● **Directions**:
Answer with a single number: the count of lines that hold "this".

● **Data entries**:
***
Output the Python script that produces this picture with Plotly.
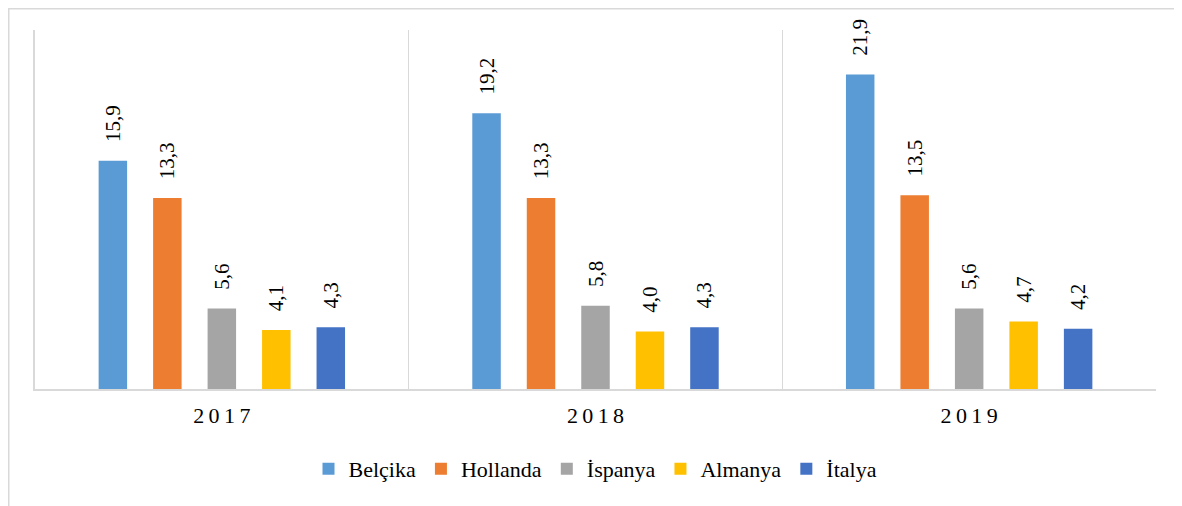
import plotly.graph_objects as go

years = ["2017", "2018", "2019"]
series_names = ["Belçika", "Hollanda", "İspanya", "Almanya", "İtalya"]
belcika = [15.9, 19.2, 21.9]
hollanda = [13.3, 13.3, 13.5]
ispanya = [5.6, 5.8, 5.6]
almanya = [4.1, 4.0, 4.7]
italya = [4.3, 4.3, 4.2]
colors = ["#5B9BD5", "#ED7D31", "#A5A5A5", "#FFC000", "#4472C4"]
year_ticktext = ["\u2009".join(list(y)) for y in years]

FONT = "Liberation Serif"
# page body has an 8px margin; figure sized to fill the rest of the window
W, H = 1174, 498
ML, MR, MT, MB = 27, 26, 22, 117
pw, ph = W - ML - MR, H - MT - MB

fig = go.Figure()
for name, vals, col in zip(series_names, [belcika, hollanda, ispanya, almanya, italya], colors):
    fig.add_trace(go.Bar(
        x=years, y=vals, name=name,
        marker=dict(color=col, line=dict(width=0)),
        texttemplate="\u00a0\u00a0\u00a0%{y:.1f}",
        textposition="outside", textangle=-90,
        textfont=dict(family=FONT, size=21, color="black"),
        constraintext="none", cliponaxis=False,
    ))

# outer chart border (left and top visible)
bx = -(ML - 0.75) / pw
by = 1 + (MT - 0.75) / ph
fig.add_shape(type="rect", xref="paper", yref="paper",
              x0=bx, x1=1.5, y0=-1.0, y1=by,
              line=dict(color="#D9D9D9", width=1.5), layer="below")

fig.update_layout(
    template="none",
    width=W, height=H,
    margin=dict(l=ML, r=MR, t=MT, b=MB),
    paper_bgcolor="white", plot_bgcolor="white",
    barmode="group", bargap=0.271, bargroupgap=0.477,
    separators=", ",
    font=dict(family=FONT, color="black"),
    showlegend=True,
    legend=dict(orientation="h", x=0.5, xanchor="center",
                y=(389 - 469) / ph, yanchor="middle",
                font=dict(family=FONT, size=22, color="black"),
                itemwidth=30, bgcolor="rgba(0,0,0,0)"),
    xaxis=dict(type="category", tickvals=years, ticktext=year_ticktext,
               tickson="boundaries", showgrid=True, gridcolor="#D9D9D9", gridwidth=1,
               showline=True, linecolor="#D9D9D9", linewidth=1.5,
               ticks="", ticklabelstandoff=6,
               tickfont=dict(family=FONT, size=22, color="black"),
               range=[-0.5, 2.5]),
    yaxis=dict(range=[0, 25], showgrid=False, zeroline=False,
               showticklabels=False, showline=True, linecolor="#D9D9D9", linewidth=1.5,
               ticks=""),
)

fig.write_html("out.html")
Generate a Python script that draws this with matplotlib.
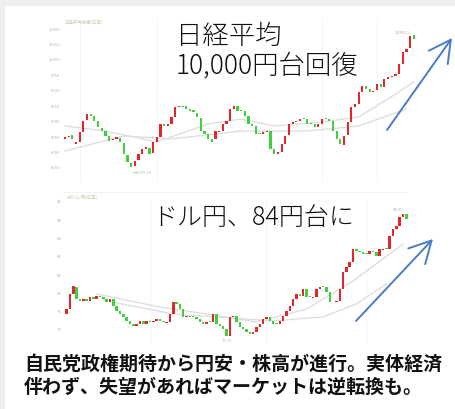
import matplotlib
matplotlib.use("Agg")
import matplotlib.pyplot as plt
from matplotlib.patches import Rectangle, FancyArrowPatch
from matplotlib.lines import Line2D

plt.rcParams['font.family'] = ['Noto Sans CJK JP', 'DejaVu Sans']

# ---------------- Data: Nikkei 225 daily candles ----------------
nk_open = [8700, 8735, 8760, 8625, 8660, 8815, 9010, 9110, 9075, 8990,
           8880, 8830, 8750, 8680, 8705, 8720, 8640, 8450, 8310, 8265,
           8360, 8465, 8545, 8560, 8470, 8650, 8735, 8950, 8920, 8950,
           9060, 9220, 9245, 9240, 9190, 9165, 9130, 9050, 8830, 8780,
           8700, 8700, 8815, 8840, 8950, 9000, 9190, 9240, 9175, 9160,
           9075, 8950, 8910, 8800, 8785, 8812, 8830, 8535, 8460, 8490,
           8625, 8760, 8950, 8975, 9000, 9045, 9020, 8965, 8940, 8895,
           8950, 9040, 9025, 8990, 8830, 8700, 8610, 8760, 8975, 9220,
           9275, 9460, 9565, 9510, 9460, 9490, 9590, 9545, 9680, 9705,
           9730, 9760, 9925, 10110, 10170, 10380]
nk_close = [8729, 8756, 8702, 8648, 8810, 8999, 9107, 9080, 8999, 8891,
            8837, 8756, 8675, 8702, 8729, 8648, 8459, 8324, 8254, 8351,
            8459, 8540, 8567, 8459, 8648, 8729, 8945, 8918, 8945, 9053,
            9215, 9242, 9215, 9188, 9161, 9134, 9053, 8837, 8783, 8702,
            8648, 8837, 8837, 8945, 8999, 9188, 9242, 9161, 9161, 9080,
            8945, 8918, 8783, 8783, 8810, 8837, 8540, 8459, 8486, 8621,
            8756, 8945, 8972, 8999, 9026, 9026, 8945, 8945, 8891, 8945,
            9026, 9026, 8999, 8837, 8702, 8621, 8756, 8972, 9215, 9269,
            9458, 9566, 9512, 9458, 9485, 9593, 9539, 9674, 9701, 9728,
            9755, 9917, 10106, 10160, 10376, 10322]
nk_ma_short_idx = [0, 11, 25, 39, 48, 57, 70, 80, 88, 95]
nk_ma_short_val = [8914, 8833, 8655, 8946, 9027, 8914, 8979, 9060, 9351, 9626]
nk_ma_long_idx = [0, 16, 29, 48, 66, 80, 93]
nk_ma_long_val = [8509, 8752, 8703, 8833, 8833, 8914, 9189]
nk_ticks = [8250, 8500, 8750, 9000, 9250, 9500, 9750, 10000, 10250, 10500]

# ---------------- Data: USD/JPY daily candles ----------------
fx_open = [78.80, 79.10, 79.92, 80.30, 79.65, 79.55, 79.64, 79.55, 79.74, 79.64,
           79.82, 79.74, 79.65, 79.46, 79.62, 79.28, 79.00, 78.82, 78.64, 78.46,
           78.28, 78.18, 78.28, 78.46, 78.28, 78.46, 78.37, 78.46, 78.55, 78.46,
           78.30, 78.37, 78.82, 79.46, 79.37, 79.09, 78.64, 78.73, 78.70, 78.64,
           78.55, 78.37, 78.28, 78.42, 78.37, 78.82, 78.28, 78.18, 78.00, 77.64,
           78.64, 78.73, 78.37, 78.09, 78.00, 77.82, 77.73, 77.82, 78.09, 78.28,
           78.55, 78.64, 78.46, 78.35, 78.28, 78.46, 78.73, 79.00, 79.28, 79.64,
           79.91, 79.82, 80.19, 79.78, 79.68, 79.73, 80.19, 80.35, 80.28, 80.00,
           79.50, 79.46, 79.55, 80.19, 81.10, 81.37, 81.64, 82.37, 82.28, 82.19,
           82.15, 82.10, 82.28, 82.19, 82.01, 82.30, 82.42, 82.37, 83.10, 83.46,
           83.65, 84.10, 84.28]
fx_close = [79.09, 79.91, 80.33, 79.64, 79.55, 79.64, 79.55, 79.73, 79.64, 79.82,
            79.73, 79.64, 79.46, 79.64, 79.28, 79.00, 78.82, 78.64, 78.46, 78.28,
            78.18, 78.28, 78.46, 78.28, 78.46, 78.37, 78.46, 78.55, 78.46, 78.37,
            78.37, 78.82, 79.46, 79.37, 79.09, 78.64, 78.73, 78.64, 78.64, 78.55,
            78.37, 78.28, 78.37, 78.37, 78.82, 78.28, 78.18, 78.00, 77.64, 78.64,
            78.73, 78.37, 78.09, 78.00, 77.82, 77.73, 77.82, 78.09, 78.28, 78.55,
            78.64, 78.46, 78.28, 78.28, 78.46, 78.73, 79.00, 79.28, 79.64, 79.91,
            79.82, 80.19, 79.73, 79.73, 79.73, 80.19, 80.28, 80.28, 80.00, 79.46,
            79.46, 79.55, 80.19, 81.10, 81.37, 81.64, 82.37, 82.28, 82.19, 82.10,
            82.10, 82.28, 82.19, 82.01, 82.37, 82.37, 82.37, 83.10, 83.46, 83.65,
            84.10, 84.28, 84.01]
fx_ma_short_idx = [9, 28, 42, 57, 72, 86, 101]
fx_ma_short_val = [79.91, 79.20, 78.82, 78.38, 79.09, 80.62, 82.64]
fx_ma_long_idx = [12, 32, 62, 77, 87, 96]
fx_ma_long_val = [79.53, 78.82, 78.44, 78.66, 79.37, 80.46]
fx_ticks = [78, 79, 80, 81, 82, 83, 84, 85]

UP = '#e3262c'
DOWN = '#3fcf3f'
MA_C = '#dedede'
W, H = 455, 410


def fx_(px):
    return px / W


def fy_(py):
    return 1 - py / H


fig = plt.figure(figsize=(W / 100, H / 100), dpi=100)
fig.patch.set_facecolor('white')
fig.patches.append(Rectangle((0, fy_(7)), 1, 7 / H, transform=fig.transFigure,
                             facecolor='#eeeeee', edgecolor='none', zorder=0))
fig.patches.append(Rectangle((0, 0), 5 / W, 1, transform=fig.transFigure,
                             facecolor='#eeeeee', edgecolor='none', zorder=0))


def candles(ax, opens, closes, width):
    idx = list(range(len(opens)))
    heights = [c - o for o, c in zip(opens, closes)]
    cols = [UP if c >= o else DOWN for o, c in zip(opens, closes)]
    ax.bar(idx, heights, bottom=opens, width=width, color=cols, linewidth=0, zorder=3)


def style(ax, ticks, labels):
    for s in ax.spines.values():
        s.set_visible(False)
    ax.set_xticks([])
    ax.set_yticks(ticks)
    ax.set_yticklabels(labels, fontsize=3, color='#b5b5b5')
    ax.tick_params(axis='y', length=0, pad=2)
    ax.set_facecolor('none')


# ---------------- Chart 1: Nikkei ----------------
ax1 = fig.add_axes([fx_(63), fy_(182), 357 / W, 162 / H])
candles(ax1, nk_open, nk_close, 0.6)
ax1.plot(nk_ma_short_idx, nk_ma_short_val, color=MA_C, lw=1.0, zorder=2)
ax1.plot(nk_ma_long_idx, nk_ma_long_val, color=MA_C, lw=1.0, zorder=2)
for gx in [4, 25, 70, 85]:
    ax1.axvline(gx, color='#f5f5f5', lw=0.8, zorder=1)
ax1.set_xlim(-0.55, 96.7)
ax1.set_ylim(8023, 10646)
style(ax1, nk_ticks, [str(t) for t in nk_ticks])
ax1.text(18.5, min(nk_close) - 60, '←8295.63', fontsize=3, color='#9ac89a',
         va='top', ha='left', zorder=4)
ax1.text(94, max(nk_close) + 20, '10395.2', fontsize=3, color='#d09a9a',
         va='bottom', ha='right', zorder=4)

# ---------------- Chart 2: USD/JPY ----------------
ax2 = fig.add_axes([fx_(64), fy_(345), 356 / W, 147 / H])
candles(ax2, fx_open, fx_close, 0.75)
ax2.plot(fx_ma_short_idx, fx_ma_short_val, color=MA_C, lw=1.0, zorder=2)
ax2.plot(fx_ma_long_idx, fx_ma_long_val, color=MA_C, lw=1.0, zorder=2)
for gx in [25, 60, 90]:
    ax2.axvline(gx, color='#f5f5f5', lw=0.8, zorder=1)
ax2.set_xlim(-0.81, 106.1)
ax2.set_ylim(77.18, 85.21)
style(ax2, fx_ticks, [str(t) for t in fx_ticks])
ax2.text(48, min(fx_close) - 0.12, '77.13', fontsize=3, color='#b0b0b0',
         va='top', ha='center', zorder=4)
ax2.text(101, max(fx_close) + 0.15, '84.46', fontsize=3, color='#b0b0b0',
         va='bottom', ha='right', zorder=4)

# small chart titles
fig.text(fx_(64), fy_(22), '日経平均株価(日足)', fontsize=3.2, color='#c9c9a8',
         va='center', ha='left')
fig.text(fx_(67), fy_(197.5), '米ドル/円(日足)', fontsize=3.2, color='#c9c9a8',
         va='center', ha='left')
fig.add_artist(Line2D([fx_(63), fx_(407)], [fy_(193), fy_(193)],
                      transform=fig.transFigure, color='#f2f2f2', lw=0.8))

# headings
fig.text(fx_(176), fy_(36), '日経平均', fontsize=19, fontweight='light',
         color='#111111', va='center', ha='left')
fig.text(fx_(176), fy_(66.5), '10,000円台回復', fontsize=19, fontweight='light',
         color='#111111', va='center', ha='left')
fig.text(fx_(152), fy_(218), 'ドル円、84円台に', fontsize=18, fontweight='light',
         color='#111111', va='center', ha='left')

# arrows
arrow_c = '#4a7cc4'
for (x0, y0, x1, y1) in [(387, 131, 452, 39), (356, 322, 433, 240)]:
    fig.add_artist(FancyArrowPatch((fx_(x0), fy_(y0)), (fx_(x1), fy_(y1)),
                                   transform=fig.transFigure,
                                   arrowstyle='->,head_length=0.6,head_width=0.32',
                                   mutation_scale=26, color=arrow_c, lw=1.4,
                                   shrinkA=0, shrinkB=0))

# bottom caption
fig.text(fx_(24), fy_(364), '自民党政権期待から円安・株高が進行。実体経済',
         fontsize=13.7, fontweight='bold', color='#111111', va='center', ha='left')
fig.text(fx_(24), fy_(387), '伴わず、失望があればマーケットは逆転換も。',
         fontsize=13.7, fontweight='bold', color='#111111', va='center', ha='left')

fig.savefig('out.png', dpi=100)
***
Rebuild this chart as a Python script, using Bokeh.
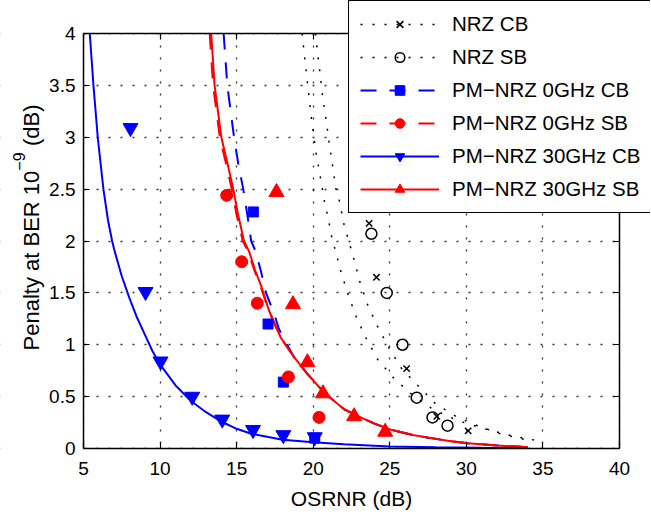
***
● **Response**:
3